We know that the density of the water is $1000\,{\text{kg/}}{{\text{m}}^3}$.
$\rho = 1000\,{\text{kg/}}{{\text{m}}^3}$
Let us convert the unit of the volume flow rate from litre per minute to meter cube per minute.
$V = \left( {4\,\dfrac{{{\text{lit}}}}{{{\text{min}}}}} \right)\left( {\dfrac{{{{10}^{ - 3}}\,{{\text{m}}^{ - 3}}}}{{1\,{\text{lit}}}}} \right)$
$\Rightarrow V = 4 \times {10^{ - 3}}\,{{\text{m}}^{\text{3}}}{\text{/min}}$
Hence, the volume flow rate of the water is $4 \times {10^{ - 3}}\,{{\text{m}}^{\text{3}}}{\text{/min}}$.
Rearrange equation (2) for mass $m$.
$m = \rho V$
Substitute $1000\,{\text{kg/}}{{\text{m}}^3}$ for $\rho$ and $4 \times {10^{ - 3}}\,{{\text{m}}^{\text{3}}}{\text{/min}}$ for $V$ in the above equation.
$m = \left( {1000\,{\text{kg/}}{{\text{m}}^3}} \right)\left( {4 \times {{10}^{ - 3}}\,{{\text{m}}^{\text{3}}}{\text{/min}}} \right)$
$\Rightarrow m = 4\,{\text{kg/min}}$
Hence, the mass of the flowing water from the geyser is $4\,{\text{kg/min}}$.

The change in temperature of the flowing water is
$\Delta T = {T_f} - {T_i}$
Substitute $85^\circ {\text{C}}$ for ${T_f}$ and $30^\circ {\text{C}}$ for ${T_i}$ in the above equation.
$\Delta T = 85^\circ {\text{C}} - 30^\circ {\text{C}}$
$\Rightarrow \Delta T = 55^\circ {\text{C}}$
Hence, the change in temperature of the water is $55^\circ {\text{C}}$.
The specific heat of the water is $4200\,{\text{J/kg/}}^\circ {\text{C}}$.
$c = 4200\,{\text{J/kg/}}^\circ {\text{C}}$
Let now calculate the amount of heat used per minute using equation (1).
Substitute $4\,{\text{kg/min}}$ for $m$, $4200\,{\text{J/kg/}}^\circ {\text{C}}$ for $c$ and $55^\circ {\text{C}}$ for $\Delta T$ in equation (1).
$\Delta Q = \left( {4\,{\text{kg/min}}} \right)\left( {4200\,{\text{J/kg/}}^\circ {\text{C}}} \right)\left( {55^\circ {\text{C}}} \right)$
$\Rightarrow \Delta Q = 924000\,{\text{J/min}}$
$\therefore \Delta Q = 9.24 \times {10^5}\,{\text{J/min}}$
Therefore, the amount of heat used per minute is $9.24 \times {10^5}\,{\text{J}}$.

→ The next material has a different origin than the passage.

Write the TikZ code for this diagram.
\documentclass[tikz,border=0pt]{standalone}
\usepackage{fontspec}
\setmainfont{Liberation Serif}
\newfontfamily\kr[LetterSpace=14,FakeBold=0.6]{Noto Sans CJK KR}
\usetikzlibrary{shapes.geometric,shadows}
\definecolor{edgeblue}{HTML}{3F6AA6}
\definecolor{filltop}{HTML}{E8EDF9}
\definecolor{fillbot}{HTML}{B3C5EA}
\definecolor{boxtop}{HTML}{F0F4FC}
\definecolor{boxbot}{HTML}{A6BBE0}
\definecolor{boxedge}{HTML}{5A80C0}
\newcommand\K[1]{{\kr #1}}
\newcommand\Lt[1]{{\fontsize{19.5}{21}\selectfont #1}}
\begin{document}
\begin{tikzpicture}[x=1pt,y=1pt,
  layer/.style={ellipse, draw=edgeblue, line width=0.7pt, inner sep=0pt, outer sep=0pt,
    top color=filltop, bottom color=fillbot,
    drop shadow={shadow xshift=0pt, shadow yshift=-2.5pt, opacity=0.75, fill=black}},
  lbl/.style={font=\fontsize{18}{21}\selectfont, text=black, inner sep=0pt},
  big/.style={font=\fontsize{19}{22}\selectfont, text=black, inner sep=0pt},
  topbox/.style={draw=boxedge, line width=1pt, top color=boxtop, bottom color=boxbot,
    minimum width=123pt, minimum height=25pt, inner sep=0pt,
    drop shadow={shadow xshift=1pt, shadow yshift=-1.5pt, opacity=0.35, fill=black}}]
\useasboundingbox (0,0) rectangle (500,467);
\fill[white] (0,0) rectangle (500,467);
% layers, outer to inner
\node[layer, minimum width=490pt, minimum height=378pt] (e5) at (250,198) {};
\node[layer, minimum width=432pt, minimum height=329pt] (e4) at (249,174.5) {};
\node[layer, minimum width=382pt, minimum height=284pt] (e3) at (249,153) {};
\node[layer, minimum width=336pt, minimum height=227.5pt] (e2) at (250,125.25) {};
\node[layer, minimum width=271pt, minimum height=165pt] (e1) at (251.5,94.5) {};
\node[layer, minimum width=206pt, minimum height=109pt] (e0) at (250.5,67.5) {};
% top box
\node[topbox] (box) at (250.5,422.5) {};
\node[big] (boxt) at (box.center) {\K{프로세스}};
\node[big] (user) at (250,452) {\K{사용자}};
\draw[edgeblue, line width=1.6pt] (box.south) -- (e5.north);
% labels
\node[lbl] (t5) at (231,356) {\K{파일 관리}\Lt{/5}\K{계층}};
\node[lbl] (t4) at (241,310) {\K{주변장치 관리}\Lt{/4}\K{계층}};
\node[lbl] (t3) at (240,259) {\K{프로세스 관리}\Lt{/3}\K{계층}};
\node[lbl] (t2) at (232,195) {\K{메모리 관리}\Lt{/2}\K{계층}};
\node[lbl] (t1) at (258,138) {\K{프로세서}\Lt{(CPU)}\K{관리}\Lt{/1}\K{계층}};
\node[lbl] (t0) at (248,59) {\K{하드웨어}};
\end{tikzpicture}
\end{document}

Hence, the correct option is A.

Note: The students should keep in mind that we have asked to determine the amount of heat used per minute. We obtain the amount of heat used for the heating of water with the unit joule per minute. But since we are asked to calculate the amount of heat used per minute, the final unit of the heat used will be only joule and not joule per minute.